◆ Instructions for the task: Find all lines in the listing that include the word "matplotlib", then copy them.
-- begin --
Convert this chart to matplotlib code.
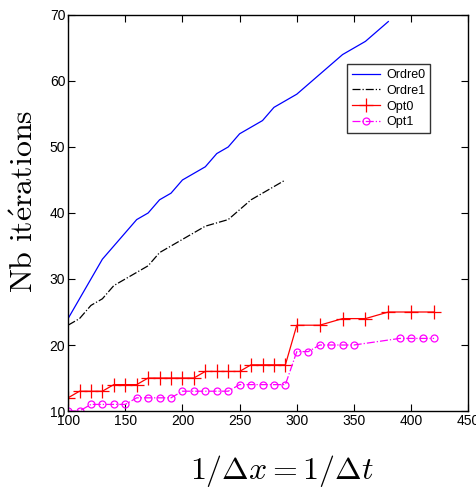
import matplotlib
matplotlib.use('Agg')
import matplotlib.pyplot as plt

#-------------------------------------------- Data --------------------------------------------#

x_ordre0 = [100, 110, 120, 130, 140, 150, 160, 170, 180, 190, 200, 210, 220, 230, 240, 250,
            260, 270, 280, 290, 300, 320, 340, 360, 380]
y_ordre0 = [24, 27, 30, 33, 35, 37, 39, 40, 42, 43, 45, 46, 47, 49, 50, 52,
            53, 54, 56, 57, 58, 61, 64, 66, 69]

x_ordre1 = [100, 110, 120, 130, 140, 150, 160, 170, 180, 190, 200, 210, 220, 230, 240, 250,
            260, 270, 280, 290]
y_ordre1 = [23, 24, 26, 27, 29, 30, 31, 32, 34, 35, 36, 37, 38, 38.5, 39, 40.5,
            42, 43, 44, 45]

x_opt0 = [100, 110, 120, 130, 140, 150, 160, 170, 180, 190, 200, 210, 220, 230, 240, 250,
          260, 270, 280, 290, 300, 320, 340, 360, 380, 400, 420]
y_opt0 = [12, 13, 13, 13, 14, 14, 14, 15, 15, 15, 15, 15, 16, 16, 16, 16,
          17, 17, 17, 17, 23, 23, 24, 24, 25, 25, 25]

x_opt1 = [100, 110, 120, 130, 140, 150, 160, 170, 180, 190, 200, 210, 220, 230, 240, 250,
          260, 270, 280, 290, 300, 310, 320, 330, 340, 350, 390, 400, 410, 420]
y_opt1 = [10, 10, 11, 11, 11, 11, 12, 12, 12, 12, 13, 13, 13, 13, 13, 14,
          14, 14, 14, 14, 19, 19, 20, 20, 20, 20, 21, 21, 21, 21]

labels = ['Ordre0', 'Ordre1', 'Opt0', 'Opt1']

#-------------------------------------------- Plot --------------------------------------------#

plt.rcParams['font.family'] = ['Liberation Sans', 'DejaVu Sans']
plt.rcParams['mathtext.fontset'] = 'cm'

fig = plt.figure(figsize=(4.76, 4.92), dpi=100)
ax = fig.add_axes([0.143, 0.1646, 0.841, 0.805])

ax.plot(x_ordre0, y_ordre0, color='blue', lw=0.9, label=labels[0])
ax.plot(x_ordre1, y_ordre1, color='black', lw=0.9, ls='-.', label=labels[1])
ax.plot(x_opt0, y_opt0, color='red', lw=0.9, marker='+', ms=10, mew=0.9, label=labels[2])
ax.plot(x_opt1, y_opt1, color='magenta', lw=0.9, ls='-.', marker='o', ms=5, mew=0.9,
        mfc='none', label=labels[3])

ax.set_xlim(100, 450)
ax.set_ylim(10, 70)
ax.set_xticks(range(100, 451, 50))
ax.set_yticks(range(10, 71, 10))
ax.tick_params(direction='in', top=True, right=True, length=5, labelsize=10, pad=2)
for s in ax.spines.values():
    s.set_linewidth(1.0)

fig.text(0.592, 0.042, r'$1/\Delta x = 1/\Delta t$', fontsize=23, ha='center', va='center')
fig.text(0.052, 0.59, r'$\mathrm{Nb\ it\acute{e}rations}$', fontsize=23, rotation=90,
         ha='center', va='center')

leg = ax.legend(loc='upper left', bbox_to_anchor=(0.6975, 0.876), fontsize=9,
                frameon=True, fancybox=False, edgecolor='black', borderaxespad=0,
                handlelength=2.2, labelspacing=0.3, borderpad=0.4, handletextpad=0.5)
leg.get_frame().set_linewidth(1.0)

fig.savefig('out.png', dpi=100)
-- end --
◆ Exercise result:
Convert this chart to matplotlib code.
import matplotlib
matplotlib.use('Agg')
import matplotlib.pyplot as plt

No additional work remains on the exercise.